AIM OF THE TASK: Output all the material that follows, exactly as given.

DATA PROVIDED:
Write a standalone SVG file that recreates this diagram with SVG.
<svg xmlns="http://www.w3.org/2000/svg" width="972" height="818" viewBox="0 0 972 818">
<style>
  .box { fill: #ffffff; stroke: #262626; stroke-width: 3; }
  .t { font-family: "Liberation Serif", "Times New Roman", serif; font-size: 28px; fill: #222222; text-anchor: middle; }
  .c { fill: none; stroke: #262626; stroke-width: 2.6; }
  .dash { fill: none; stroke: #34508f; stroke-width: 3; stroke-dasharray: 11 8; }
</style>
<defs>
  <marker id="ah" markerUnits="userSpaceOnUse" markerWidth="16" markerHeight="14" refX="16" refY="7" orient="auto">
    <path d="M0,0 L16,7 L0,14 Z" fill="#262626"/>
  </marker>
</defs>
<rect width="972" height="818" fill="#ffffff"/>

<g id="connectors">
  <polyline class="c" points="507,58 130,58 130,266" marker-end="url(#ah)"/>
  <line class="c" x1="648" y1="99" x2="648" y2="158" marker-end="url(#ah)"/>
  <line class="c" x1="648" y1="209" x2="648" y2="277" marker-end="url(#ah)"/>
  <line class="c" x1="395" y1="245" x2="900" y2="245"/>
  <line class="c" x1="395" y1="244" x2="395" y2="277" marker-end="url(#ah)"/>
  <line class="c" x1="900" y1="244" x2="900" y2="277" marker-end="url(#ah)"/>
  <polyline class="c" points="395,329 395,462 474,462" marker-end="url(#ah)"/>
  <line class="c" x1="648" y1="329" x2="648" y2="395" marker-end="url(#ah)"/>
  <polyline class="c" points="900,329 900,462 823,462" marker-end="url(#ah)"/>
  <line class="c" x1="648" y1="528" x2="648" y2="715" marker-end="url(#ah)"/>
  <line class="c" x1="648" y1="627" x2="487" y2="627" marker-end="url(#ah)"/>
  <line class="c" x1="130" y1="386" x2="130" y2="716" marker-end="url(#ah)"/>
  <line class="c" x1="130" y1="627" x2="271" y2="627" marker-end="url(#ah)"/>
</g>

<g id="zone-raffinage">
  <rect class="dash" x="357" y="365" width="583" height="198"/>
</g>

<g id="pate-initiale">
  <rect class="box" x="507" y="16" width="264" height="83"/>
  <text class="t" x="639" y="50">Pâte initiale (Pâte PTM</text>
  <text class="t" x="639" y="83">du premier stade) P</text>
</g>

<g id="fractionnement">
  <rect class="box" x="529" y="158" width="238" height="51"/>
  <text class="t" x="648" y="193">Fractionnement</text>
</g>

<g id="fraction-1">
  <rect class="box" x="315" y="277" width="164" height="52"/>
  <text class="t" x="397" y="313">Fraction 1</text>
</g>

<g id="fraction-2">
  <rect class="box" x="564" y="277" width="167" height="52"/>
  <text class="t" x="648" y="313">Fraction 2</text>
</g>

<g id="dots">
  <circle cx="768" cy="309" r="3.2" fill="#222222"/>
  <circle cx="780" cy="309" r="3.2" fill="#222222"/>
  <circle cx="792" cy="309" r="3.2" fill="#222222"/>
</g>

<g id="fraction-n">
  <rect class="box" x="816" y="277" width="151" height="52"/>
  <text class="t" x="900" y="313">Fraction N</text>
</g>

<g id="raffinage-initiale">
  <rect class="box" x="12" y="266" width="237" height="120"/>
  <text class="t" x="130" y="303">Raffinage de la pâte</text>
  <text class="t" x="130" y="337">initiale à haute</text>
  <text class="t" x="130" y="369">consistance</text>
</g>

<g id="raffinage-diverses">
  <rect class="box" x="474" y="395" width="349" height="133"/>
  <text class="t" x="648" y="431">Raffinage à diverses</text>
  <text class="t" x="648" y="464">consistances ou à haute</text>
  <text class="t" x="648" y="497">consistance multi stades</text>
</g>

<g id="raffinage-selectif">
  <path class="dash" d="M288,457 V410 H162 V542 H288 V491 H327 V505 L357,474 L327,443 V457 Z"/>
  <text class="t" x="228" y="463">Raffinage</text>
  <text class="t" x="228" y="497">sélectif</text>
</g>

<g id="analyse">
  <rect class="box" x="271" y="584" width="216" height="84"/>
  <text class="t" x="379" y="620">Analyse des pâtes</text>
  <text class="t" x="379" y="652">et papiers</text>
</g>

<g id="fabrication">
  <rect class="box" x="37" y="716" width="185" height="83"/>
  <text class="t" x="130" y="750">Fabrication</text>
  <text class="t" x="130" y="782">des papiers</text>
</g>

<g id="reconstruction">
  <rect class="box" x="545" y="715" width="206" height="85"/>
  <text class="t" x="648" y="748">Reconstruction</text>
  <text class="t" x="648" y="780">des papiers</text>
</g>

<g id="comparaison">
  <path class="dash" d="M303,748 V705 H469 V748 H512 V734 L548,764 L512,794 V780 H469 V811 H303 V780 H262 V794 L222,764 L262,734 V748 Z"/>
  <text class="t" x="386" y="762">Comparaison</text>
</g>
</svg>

ANSWER TO THE EXERCISE:
Write a standalone SVG file that recreates this diagram with SVG.
<svg xmlns="http://www.w3.org/2000/svg" width="972" height="818" viewBox="0 0 972 818">
<style>
  .box { fill: #ffffff; stroke: #262626; stroke-width: 3; }
  .t { font-family: "Liberation Serif", "Times New Roman", serif; font-size: 28px; fill: #222222; text-anchor: middle; }
  .c { fill: none; stroke: #262626; stroke-width: 2.6; }
  .dash { fill: none; stroke: #34508f; stroke-width: 3; stroke-dasharray: 11 8; }
</style>
<defs>
  <marker id="ah" markerUnits="userSpaceOnUse" markerWidth="16" markerHeight="14" refX="16" refY="7" orient="auto">
    <path d="M0,0 L16,7 L0,14 Z" fill="#262626"/>
  </marker>
</defs>
<rect width="972" height="818" fill="#ffffff"/>

<g id="connectors">
  <polyline class="c" points="507,58 130,58 130,266" marker-end="url(#ah)"/>
  <line class="c" x1="648" y1="99" x2="648" y2="158" marker-end="url(#ah)"/>
  <line class="c" x1="648" y1="209" x2="648" y2="277" marker-end="url(#ah)"/>
  <line class="c" x1="395" y1="245" x2="900" y2="245"/>
  <line class="c" x1="395" y1="244" x2="395" y2="277" marker-end="url(#ah)"/>
  <line class="c" x1="900" y1="244" x2="900" y2="277" marker-end="url(#ah)"/>
  <polyline class="c" points="395,329 395,462 474,462" marker-end="url(#ah)"/>
  <line class="c" x1="648" y1="329" x2="648" y2="395" marker-end="url(#ah)"/>
  <polyline class="c" points="900,329 900,462 823,462" marker-end="url(#ah)"/>
  <line class="c" x1="648" y1="528" x2="648" y2="715" marker-end="url(#ah)"/>
  <line class="c" x1="648" y1="627" x2="487" y2="627" marker-end="url(#ah)"/>
  <line class="c" x1="130" y1="386" x2="130" y2="716" marker-end="url(#ah)"/>
  <line class="c" x1="130" y1="627" x2="271" y2="627" marker-end="url(#ah)"/>
</g>

<g id="zone-raffinage">
  <rect class="dash" x="357" y="365" width="583" height="198"/>
</g>

<g id="pate-initiale">
  <rect class="box" x="507" y="16" width="264" height="83"/>
  <text class="t" x="639" y="50">Pâte initiale (Pâte PTM</text>
  <text class="t" x="639" y="83">du premier stade) P</text>
</g>

<g id="fractionnement">
  <rect class="box" x="529" y="158" width="238" height="51"/>
  <text class="t" x="648" y="193">Fractionnement</text>
</g>

<g id="fraction-1">
  <rect class="box" x="315" y="277" width="164" height="52"/>
  <text class="t" x="397" y="313">Fraction 1</text>
</g>

<g id="fraction-2">
  <rect class="box" x="564" y="277" width="167" height="52"/>
  <text class="t" x="648" y="313">Fraction 2</text>
</g>

<g id="dots">
  <circle cx="768" cy="309" r="3.2" fill="#222222"/>
  <circle cx="780" cy="309" r="3.2" fill="#222222"/>
  <circle cx="792" cy="309" r="3.2" fill="#222222"/>
</g>

<g id="fraction-n">
  <rect class="box" x="816" y="277" width="151" height="52"/>
  <text class="t" x="900" y="313">Fraction N</text>
</g>

<g id="raffinage-initiale">
  <rect class="box" x="12" y="266" width="237" height="120"/>
  <text class="t" x="130" y="303">Raffinage de la pâte</text>
  <text class="t" x="130" y="337">initiale à haute</text>
  <text class="t" x="130" y="369">consistance</text>
</g>

<g id="raffinage-diverses">
  <rect class="box" x="474" y="395" width="349" height="133"/>
  <text class="t" x="648" y="431">Raffinage à diverses</text>
  <text class="t" x="648" y="464">consistances ou à haute</text>
  <text class="t" x="648" y="497">consistance multi stades</text>
</g>

<g id="raffinage-selectif">
  <path class="dash" d="M288,457 V410 H162 V542 H288 V491 H327 V505 L357,474 L327,443 V457 Z"/>
  <text class="t" x="228" y="463">Raffinage</text>
  <text class="t" x="228" y="497">sélectif</text>
</g>

<g id="analyse">
  <rect class="box" x="271" y="584" width="216" height="84"/>
  <text class="t" x="379" y="620">Analyse des pâtes</text>
  <text class="t" x="379" y="652">et papiers</text>
</g>

<g id="fabrication">
  <rect class="box" x="37" y="716" width="185" height="83"/>
  <text class="t" x="130" y="750">Fabrication</text>
  <text class="t" x="130" y="782">des papiers</text>
</g>

<g id="reconstruction">
  <rect class="box" x="545" y="715" width="206" height="85"/>
  <text class="t" x="648" y="748">Reconstruction</text>
  <text class="t" x="648" y="780">des papiers</text>
</g>

<g id="comparaison">
  <path class="dash" d="M303,748 V705 H469 V748 H512 V734 L548,764 L512,794 V780 H469 V811 H303 V780 H262 V794 L222,764 L262,734 V748 Z"/>
  <text class="t" x="386" y="762">Comparaison</text>
</g>
</svg>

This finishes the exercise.